Dependência química, uma doença revestida de preconceito, ignorância ou descaso

Tempo de leitura: 4 minutos

Segundo Renata Vilhena Silva, advogada especialista em direito à saúde, bacharel em Direito pela PUC-Campinas, especialista em Direito Processual Civil pelo COGEAE (PUC/SP) e pelo CEU – Centro de Extensão Universitária, as operadoras de saúde não estão preparadas para acolher os casos de dependência química, o alcoolismo ou transtornos mentais, como o autismo, a ansiedade, depressão, esquizofrenia, bipolaridade e compulsões – e muitas vezes se recusam a tratá-los.

De acordo com texto de Renata publicado no jornal Estadão, tais transtornos ainda são revestidos de preconceito, ignorância ou descaso e, por isso, não são entendidas como doenças que necessitam de cuidados especiais ininterruptos, com tratamento multidisciplinar.

Renata, que é autora das publicações Planos de Saúde: Questões atuais no Tribunal de Justiça de São Paulo, volumes I e II, lembra que a recusa de tratamento integral desobedece à lei e a não inclusão no rol de doenças crônicas deixa indivíduos e famílias desassistidas.

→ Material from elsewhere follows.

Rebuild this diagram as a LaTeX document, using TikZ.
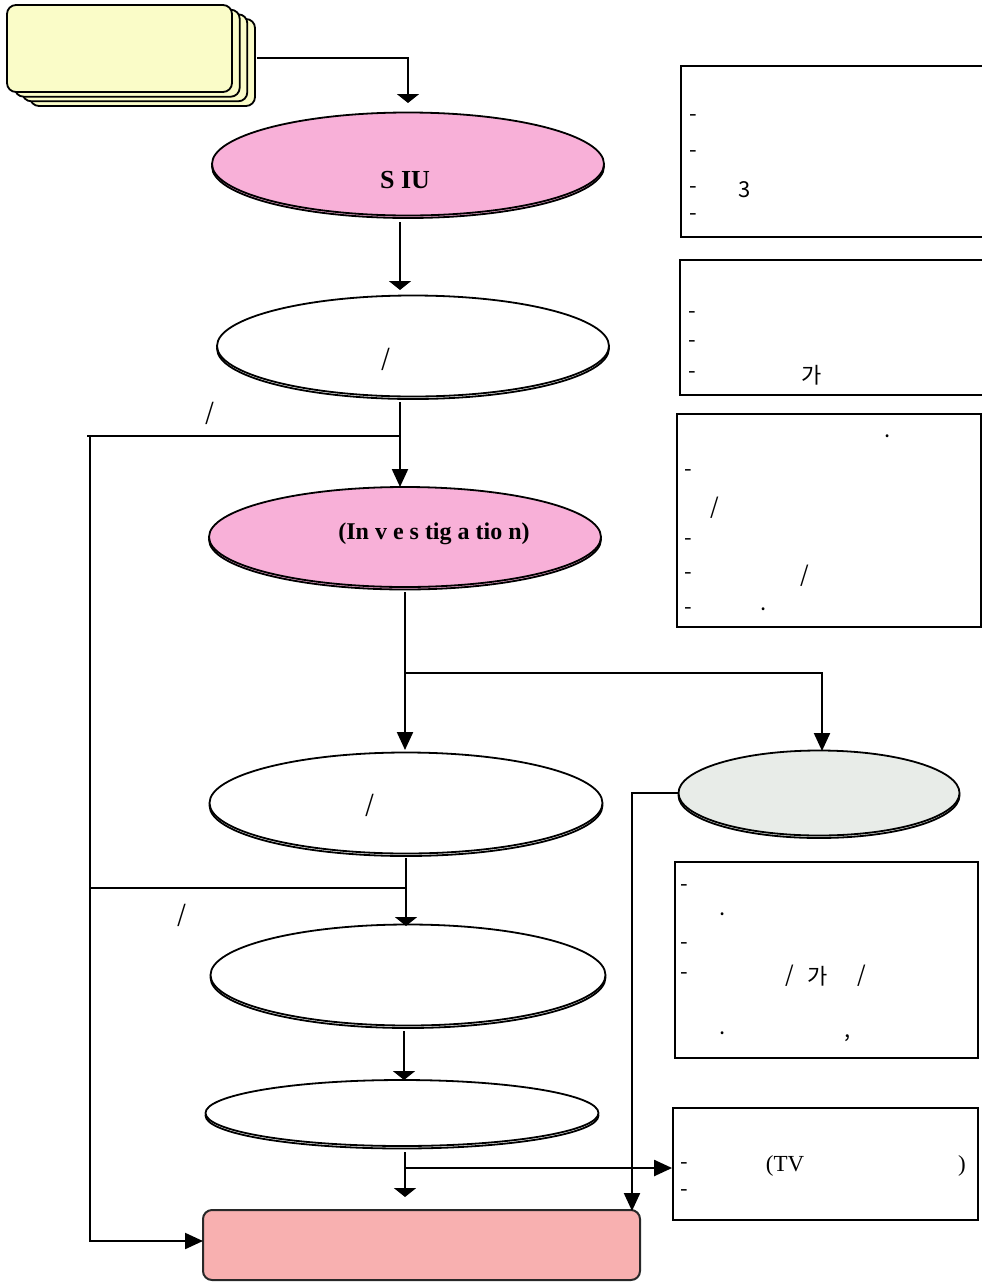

“A Política Pública de Saúde Mental no Brasil é recente e prevê redes de cuidados, mesmo quando os gestores admitem que faltam leitos hospitalares e tratamentos adequados”, escreveu ela.

Com relação à maioria das operadoras de saúde, “que são pagas para dar respaldo à saúde dos clientes”, Renata alerta que só acatam terapêuticas ou internação se o beneficiário tiver um pedido médico, “com a descrição do CID (Classificação Estatística Internacional de Doenças e Problemas Relacionados com a Saúde) e, ainda, se a cobertura (ambulatorial, hospitalar, por exemplo) da doença, descrita em contrato, for pertinente ao paciente. Algumas interrompem a assistência depois de 30 dias de internação, exigindo que o usuário arque com o sistema de coparticipação de 50%, embora o direito ao tratamento integral esteja garantido pela Constituição, na Lei 9.656/1998”.

A advogada ressalta em seu texto que a “Justiça brasileira entende que as doenças psíquicas merecem o mesmo tratamento que as demais. As Súmulas 92, do Tribunal de Justiça de São Paulo, e 302, do Superior Tribunal de Justiça, consideram abusiva a cláusula contratual de plano de saúde que limita o tempo de internação do segurado ou usuário. Além disso, quem deve decidir sobre o tempo de tratamento do paciente é o médico, autoridade competente, e não os planos de saúde”.

No primeiro trimestre de 2018, o Vilhena Silva Advogados, do qual Renata é sócia-fundadora, registrou um aumento de 60% de atendimento a casos que envolvem transtornos mentais, em relação ao ano passado, obtendo 95% de sucesso nos recursos judiciais.

“A Organização Mundial da Saúde (OMS) e a Organização Panamericana de Saúde lançaram uma campanha de alerta para a depressão em 2017, reconhecendo que o distúrbio não é um sinal de fraqueza e afeta 322 milhões de pessoas em todo o mundo, que registrou um aumento de 18% dos casos de 2005 a 2015. Nas Américas, afeta 5% da população e pode atingir qualquer indivíduo. O Brasil é recordista mundial em prevalência de transtornos de ansiedade e também ocupa o primeiro lugar no ranking da América Latina e o segundo das Américas. Altamente incapacitante, a depressão aumenta o risco de outras doenças, como as cardíacas, e é fator de risco importante para o uso de drogas e o suicídio, que também cresce no mundo. Só em 2016, 800 mil pessoas se mataram”, escreveu Renata em seu artigo.

Para ela, negligenciar a questão ou não pensar em saídas efetivas para combater essas doenças “acarreta também problemas econômicos”. E se baseia em nos estudos da OMS realizados em 36 países de baixa e média renda que apontam ser bem mais dispendioso não tratar a doença – a projeção, ainda de acordo com a OMS é que se perca cerca de um trilhão de dólares ao ano, até 2030, caso o acesso a cuidados não se efetive. “Cada dólar investido na ampliação do tratamento da depressão e ansiedade resulta em um retorno de US$ 4 na melhoria das condições de saúde e capacidade de trabalho”, conclui a advogada para quem “num mundo tão complexo quanto o que vivemos, que gera e fomenta a ansiedade e a depressão, não enxergar as causas e consequências dessas doenças é, no mínimo, negligente. E, não oferecer condições para que as famílias – já que na maioria das vezes o indivíduo não reconhece que está doente e não tem autonomia para tomar decisões – possam tratar de seus membros doentes, é desumano, abusivo e ilegal”.